No one is born brimming with confidence -- the feeling of self-assuredness and belief in your abilities and talents. Confidence is a skill that develops over time and takes practice. The good news is that, as with other skills, it's never too late to build confidence.
How We Develop Confidence
We acquire confidence through social learning -- through our experiences and relationships. There are a number of social components that shape our confidence.
Our earliest lessons tend to be what we observe from others, such as parents or guardians. As children, we see how they manage anxiety, whether they demonstrate a willingness to try new things, and ideas they project about what's safe and what isn't. These early experiences have a huge impact on how we view ourselves, what the world is like, and what we think we can and can't do.

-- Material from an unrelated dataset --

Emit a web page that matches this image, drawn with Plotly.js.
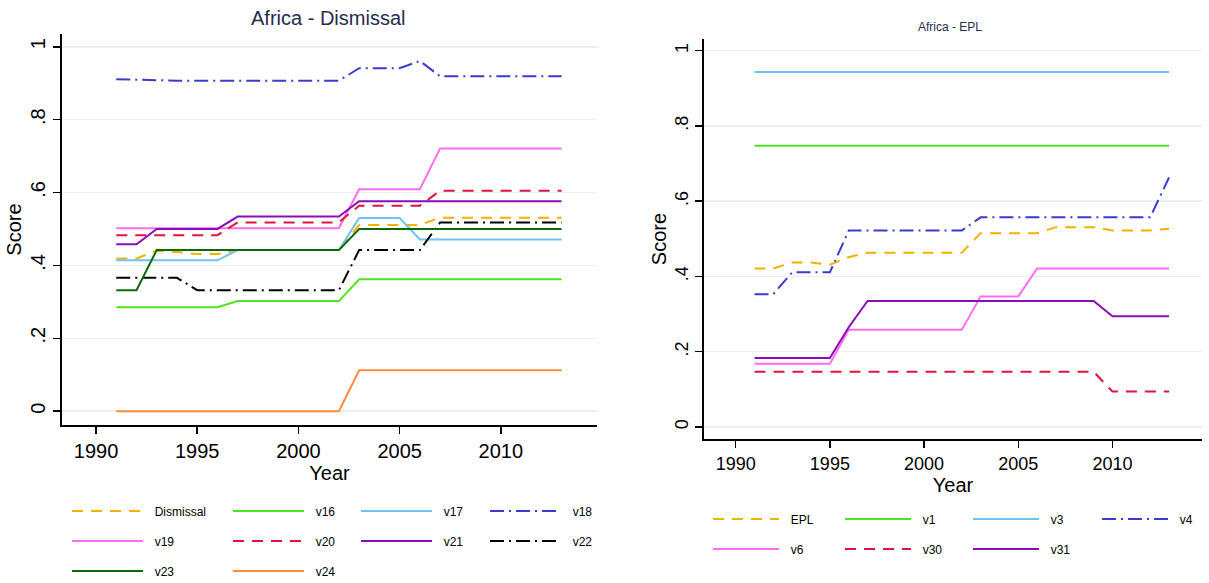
<!DOCTYPE html>
<html>
<head>
<meta charset="utf-8">
<script src="https://cdn.plot.ly/plotly-3.0.1.min.js"></script>
<style>
html,body{margin:0;padding:0;background:#fff;}
#chart{width:1209px;height:583px;}
</style>
</head>
<body>
<div id="chart"></div>
<script>
// ---------- data ----------
const years = [1991,1992,1993,1994,1995,1996,1997,1998,1999,2000,2001,2002,2003,2004,2005,2006,2007,2008,2009,2010,2011,2012,2013];

// Left panel: Africa - Dismissal
const dismissal = [0.419,0.419,0.440,0.437,0.431,0.431,0.442,0.442,0.442,0.442,0.442,0.442,0.511,0.511,0.511,0.511,0.531,0.531,0.531,0.531,0.531,0.531,0.531];
const v16 = [0.285,0.285,0.285,0.285,0.285,0.285,0.302,0.302,0.302,0.302,0.302,0.302,0.362,0.362,0.362,0.362,0.362,0.362,0.362,0.362,0.362,0.362,0.362];
const v17 = [0.414,0.414,0.414,0.414,0.414,0.414,0.442,0.442,0.442,0.442,0.442,0.442,0.530,0.530,0.530,0.471,0.471,0.471,0.471,0.471,0.471,0.471,0.471];
const v18 = [0.911,0.909,0.907,0.907,0.907,0.907,0.907,0.907,0.907,0.907,0.907,0.907,0.941,0.941,0.941,0.961,0.919,0.919,0.919,0.919,0.919,0.919,0.919];
const v19 = [0.502,0.502,0.502,0.502,0.502,0.502,0.502,0.502,0.502,0.502,0.502,0.502,0.609,0.609,0.609,0.609,0.721,0.721,0.721,0.721,0.721,0.721,0.721];
const v20 = [0.483,0.483,0.483,0.483,0.483,0.483,0.518,0.518,0.518,0.518,0.518,0.518,0.564,0.564,0.564,0.564,0.605,0.605,0.605,0.605,0.605,0.605,0.605];
const v21 = [0.458,0.458,0.500,0.500,0.500,0.500,0.534,0.534,0.534,0.534,0.534,0.534,0.576,0.576,0.576,0.576,0.576,0.576,0.576,0.576,0.576,0.576,0.576];
const v22 = [0.366,0.366,0.366,0.366,0.332,0.332,0.332,0.332,0.332,0.332,0.332,0.332,0.442,0.442,0.442,0.442,0.518,0.518,0.518,0.518,0.518,0.518,0.518];
const v23 = [0.332,0.332,0.442,0.442,0.442,0.442,0.442,0.442,0.442,0.442,0.442,0.442,0.500,0.500,0.500,0.500,0.500,0.500,0.500,0.500,0.500,0.500,0.500];
const v24 = [0,0,0,0,0,0,0,0,0,0,0,0,0.112,0.112,0.112,0.112,0.112,0.112,0.112,0.112,0.112,0.112,0.112];

// Right panel: Africa - EPL
const epl = [0.421,0.421,0.437,0.437,0.431,0.451,0.463,0.463,0.463,0.463,0.463,0.463,0.515,0.515,0.515,0.515,0.531,0.531,0.531,0.522,0.522,0.522,0.527];
const v1  = [0.747,0.747,0.747,0.747,0.747,0.747,0.747,0.747,0.747,0.747,0.747,0.747,0.747,0.747,0.747,0.747,0.747,0.747,0.747,0.747,0.747,0.747,0.747];
const v3  = [0.943,0.943,0.943,0.943,0.943,0.943,0.943,0.943,0.943,0.943,0.943,0.943,0.943,0.943,0.943,0.943,0.943,0.943,0.943,0.943,0.943,0.943,0.943];
const v4  = [0.353,0.353,0.411,0.411,0.411,0.522,0.522,0.522,0.522,0.522,0.522,0.522,0.557,0.557,0.557,0.557,0.557,0.557,0.557,0.557,0.557,0.557,0.663];
const v6  = [0.168,0.168,0.168,0.168,0.168,0.258,0.258,0.258,0.258,0.258,0.258,0.258,0.347,0.347,0.347,0.421,0.421,0.421,0.421,0.421,0.421,0.421,0.421];
const v30 = [0.147,0.147,0.147,0.147,0.147,0.147,0.147,0.147,0.147,0.147,0.147,0.147,0.147,0.147,0.147,0.147,0.147,0.147,0.147,0.094,0.094,0.094,0.094];
const v31 = [0.183,0.183,0.183,0.183,0.183,0.265,0.335,0.335,0.335,0.335,0.335,0.335,0.335,0.335,0.335,0.335,0.335,0.335,0.335,0.294,0.294,0.294,0.294];

const xTicks = [1990,1995,2000,2005,2010];
const yTicks = [0,0.2,0.4,0.6,0.8,1];
const yTickText = ['0','.2','.4','.6','.8','1'];

// ---------- styles ----------
const C = {
  orange:'#f5b000', green:'#4ee51f', sky:'#6cc4f5', blue:'#3a3acf', pink:'#ff6cf5',
  red:'#e2123a', purple:'#8a0cb5', black:'#000000', dgreen:'#0b690b', coral:'#ff8a3d'
};
const DASH = '11px,8px';
const DASHDOT = '14px,5px,2px,5px';
const GAP = '\u00a0\u00a0';

const W = 1209, H = 583;
const px = v => v / W;
const py = v => 1 - v / H;
const FONT = 'Liberation Sans, Arial, sans-serif';

// legend grid (pixel positions of legend columns / rows)
const leftCols = [67, 228, 356, 485], leftRows = [511, 541, 571];
const rightCols = [708, 840, 968, 1097], rightRows = [519, 549];

const layout = {
  width:W, height:H,
  margin:{l:0, r:0, t:0, b:0, autoexpand:false},
  paper_bgcolor:'#fff', plot_bgcolor:'#fff',
  font:{family:FONT, color:'#000'},
  showlegend:true
};

const traces = [];
let legN = 0;
function addTrace(name, y, color, dash, xa, ya, lx, ly, iw){
  legN += 1;
  const key = legN === 1 ? 'legend' : 'legend' + legN;
  layout[key] = {
    orientation:'h', x:px(lx), y:py(ly), xanchor:'left', yanchor:'middle',
    itemwidth:iw, font:{family:FONT, size:12, color:'#000'},
    bgcolor:'rgba(0,0,0,0)', borderwidth:0
  };
  traces.push({
    type:'scatter', mode:'lines', x:years, y:y, name:GAP + name,
    xaxis:xa, yaxis:ya, legend:key,
    line:{color:color, width:2, dash:dash},
    hoverinfo:'x+y+name'
  });
}
const L = (n, y, c, d, i) => addTrace(n, y, c, d, 'x', 'y', leftCols[i % 4], leftRows[Math.floor(i / 4)], 71);
const R = (n, y, c, d, i) => addTrace(n, y, c, d, 'x2', 'y2', rightCols[i % 4], rightRows[Math.floor(i / 4)], 66);

L('Dismissal', dismissal, C.orange, DASH, 0);
L('v16', v16, C.green, 'solid', 1);
L('v17', v17, C.sky, 'solid', 2);
L('v18', v18, C.blue, DASHDOT, 3);
L('v19', v19, C.pink, 'solid', 4);
L('v20', v20, C.red, DASH, 5);
L('v21', v21, C.purple, 'solid', 6);
L('v22', v22, C.black, DASHDOT, 7);
L('v23', v23, C.dgreen, 'solid', 8);
L('v24', v24, C.coral, 'solid', 9);

R('EPL', epl, C.orange, DASH, 0);
R('v1', v1, C.green, 'solid', 1);
R('v3', v3, C.sky, 'solid', 2);
R('v4', v4, C.blue, DASHDOT, 3);
R('v6', v6, C.pink, 'solid', 4);
R('v30', v30, C.red, DASH, 5);
R('v31', v31, C.purple, 'solid', 6);

function xAxis(d0, d1, anchor, size, titleStandoff){
  return {
    domain:[px(d0), px(d1)], anchor:anchor, range:[1988.32, 2014.75],
    tickmode:'array', tickvals:xTicks, ticktext:xTicks.map(String),
    ticks:'outside', ticklen:7, tickwidth:1.5, tickcolor:'#000',
    showline:true, linecolor:'#000', linewidth:2,
    showgrid:false, zeroline:false,
    tickfont:{family:FONT, size:size, color:'#000'},
    title:{text:'Year', font:{family:FONT, size:20, color:'#000'}, standoff:titleStandoff}
  };
}
function yAxis(d0, d1, anchor, r0, r1, size, titleStandoff){
  return {
    domain:[py(d1), py(d0)], anchor:anchor, range:[r0, r1],
    tickmode:'array', tickvals:yTicks, ticktext:yTickText, tickangle:-90,
    ticks:'outside', ticklen:7, tickwidth:1.5, tickcolor:'#000',
    showline:true, linecolor:'#000', linewidth:2,
    showgrid:true, gridcolor:'#e9f0f2', gridwidth:1.5, zeroline:false,
    tickfont:{family:FONT, size:size, color:'#000'},
    title:{text:'Score', font:{family:FONT, size:20, color:'#000'}, standoff:titleStandoff}
  };
}

layout.xaxis  = xAxis(62, 597, 'y', 20, 4);
layout.yaxis  = yAxis(34, 425, 'x', -0.038, 1.035, 20, 0);
layout.xaxis2 = xAxis(704, 1202, 'y2', 18, 4);
layout.yaxis2 = yAxis(39, 439, 'x2', -0.032, 1.031, 18, 0);
layout.annotations = [
  {text:'Africa - Dismissal', xref:'paper', yref:'paper', x:px(328), y:py(18),
   xanchor:'center', yanchor:'middle', showarrow:false,
   font:{family:FONT, size:20, color:'#1f2d4e'}},
  {text:'Africa - EPL', xref:'paper', yref:'paper', x:px(950), y:py(27),
   xanchor:'center', yanchor:'middle', showarrow:false,
   font:{family:FONT, size:12, color:'#1f2d4e'}}
];

Plotly.newPlot('chart', traces, layout, {displayModeBar:false, staticPlot:true});
</script>
</body>
</html>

Positive or Negative Reinforcement
As we get older and test the waters with our own experiences, positive and negative reinforcement comes into play. If you grew up receiving support and encouragement to try new things, you're more likely to be open to new experiences.
The reverse is also true. When you try something new, if the experience is positive, you're more likely to continue seeking new experiences, and that success provides positive reinforcement. If a new experience isn't rewarding or produces undesirable feelings, such as anxiety or fear, that's negative reinforcement, which can hamper confidence.
Our Personality Traits
While confidence is not innate, our existing personality traits also influence its development. A naturally shy person might not experience as many social learning opportunities as someone outgoing, for example.
Your personality, however, doesn't determine if you'll build confidence. With practice, guidance, emotional support, and time, anyone can learn new skills that positively influence your personality and make it easier to build confidence. That is true whether you're an introvert, an extrovert, or somewhere in between.
Taking Action to Build Confidence
There are two main things you need to have to build confidence:
- The willingness to try something unfamiliar
- The action that creates the confidence -- when you try something unfamiliar and challenging
It's a simple formula, though one that may seem easier said than done at first. Here are some tips to get you there:
- Choose to put yourself in a position where you can learn something new and develop new skills like take a class.
- Keep trying. Accept that you will make mistakes. Apply new skills as needed.
- Reflect as you go through this process on what happens when you try and make changes.
- Practice until you can apply new skills effectively.
Again, this can seem intimidating at first, but remember that the goal is to build confidence through your experiences. Remind yourself that it’s okay to lack some skills and for things not to always go perfectly. What’s essential is being willing to try.